EXERCISE AIM —
Lines after the one containing "const H = 839;" are to be omitted; print exactly each line from the start of the records up to and including it.

SUPPLIED RECORDS —
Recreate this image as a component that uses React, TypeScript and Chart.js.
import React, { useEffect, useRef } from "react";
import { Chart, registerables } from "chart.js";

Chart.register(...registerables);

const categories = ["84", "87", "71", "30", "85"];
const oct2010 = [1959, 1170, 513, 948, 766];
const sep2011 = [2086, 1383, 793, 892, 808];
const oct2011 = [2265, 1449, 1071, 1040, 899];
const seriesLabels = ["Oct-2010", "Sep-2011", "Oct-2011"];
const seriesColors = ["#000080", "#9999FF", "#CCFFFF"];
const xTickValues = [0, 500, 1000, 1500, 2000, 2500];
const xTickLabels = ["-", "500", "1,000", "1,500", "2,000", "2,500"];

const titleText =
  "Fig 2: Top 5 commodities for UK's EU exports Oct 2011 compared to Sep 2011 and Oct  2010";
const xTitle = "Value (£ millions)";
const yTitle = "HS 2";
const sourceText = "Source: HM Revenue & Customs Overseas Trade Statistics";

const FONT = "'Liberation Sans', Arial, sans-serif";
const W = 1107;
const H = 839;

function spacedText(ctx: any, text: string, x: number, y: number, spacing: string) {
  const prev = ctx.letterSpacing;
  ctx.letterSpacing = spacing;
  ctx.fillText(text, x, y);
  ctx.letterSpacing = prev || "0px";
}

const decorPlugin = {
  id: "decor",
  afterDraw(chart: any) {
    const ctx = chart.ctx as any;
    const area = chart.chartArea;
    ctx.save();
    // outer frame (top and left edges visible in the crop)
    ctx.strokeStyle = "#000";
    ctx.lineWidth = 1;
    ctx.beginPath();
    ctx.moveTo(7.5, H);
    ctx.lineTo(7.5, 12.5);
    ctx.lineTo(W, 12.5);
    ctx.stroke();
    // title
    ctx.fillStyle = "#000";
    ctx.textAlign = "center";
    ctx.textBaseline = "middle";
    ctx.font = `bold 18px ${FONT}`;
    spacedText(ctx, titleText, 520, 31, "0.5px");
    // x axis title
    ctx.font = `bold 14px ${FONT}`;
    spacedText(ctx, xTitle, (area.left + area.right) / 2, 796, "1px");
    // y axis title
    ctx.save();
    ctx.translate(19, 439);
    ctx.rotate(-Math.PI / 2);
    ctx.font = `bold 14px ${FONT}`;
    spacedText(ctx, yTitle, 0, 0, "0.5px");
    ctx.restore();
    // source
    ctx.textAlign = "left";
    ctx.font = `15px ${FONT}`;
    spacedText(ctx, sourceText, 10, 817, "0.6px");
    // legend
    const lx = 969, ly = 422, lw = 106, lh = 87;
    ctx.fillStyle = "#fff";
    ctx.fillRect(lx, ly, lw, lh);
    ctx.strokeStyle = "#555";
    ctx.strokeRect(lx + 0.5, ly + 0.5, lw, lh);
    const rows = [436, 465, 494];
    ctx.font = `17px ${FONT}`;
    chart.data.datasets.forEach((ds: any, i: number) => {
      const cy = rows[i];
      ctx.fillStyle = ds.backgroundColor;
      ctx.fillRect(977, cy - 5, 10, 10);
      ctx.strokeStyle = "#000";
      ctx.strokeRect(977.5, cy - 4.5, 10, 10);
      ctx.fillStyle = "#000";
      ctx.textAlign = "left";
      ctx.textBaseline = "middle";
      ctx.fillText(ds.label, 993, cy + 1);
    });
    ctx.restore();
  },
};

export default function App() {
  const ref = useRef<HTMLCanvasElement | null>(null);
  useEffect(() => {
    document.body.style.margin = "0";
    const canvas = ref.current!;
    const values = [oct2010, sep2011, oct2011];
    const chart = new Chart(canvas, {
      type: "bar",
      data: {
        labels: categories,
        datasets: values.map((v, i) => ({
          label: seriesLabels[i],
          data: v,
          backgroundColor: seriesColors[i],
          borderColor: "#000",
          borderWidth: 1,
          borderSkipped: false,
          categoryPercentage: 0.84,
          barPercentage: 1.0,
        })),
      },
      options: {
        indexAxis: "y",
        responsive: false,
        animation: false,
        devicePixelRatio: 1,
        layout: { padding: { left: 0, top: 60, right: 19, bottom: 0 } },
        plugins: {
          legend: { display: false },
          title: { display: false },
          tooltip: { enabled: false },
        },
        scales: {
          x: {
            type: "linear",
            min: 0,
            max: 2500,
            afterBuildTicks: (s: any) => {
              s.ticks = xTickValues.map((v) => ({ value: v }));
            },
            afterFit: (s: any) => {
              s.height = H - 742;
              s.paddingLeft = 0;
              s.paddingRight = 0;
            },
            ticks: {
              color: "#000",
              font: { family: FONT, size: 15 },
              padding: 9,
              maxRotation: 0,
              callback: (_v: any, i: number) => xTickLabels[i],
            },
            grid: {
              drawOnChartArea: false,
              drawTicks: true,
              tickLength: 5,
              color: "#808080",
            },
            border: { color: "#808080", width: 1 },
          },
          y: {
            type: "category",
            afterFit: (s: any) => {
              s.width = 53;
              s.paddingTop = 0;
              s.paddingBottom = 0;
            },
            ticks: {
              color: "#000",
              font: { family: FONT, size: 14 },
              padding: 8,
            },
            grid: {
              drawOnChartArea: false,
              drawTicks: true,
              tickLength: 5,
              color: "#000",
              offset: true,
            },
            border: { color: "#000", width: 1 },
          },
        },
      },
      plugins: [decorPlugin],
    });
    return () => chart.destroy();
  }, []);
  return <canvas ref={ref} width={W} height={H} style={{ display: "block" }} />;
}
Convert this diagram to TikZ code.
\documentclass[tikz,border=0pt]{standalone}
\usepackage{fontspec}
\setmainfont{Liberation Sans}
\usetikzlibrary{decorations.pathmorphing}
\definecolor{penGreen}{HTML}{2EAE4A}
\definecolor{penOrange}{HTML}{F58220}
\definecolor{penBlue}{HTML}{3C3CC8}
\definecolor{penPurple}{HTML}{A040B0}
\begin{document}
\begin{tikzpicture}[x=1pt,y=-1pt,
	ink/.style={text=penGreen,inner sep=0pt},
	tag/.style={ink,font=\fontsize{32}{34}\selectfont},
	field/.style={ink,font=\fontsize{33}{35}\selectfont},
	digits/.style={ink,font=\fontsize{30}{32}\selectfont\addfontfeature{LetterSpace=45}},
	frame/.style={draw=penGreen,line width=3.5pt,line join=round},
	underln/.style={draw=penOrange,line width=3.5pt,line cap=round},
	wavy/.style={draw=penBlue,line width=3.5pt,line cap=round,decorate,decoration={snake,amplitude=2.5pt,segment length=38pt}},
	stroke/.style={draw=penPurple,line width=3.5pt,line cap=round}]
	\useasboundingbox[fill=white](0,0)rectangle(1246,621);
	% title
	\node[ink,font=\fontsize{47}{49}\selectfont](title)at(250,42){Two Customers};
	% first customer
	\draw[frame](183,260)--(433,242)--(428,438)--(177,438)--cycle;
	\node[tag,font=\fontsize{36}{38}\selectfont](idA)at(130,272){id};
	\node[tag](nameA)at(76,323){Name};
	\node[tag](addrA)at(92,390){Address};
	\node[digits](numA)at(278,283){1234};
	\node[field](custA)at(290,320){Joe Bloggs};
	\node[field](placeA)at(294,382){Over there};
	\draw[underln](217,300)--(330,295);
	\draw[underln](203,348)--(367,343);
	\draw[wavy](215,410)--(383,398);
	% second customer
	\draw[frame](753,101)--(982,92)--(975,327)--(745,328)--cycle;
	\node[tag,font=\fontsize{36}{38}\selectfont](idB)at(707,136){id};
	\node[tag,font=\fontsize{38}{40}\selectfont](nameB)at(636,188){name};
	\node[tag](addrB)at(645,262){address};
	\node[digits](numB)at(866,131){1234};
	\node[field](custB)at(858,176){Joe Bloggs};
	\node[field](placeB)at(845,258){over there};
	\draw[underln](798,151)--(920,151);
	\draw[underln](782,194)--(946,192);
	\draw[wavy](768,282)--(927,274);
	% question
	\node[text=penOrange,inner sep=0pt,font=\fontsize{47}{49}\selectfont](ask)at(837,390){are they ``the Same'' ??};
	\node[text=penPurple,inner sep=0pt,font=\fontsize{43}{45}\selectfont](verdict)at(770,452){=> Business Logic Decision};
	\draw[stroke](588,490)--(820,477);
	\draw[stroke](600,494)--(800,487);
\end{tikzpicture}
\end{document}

SOLUTION FOR THIS TASK —
Recreate this image as a component that uses React, TypeScript and Chart.js.
import React, { useEffect, useRef } from "react";
import { Chart, registerables } from "chart.js";

Chart.register(...registerables);

const categories = ["84", "87", "71", "30", "85"];
const oct2010 = [1959, 1170, 513, 948, 766];
const sep2011 = [2086, 1383, 793, 892, 808];
const oct2011 = [2265, 1449, 1071, 1040, 899];
const seriesLabels = ["Oct-2010", "Sep-2011", "Oct-2011"];
const seriesColors = ["#000080", "#9999FF", "#CCFFFF"];
const xTickValues = [0, 500, 1000, 1500, 2000, 2500];
const xTickLabels = ["-", "500", "1,000", "1,500", "2,000", "2,500"];

const titleText =
  "Fig 2: Top 5 commodities for UK's EU exports Oct 2011 compared to Sep 2011 and Oct  2010";
const xTitle = "Value (£ millions)";
const yTitle = "HS 2";
const sourceText = "Source: HM Revenue & Customs Overseas Trade Statistics";

const FONT = "'Liberation Sans', Arial, sans-serif";
const W = 1107;
const H = 839;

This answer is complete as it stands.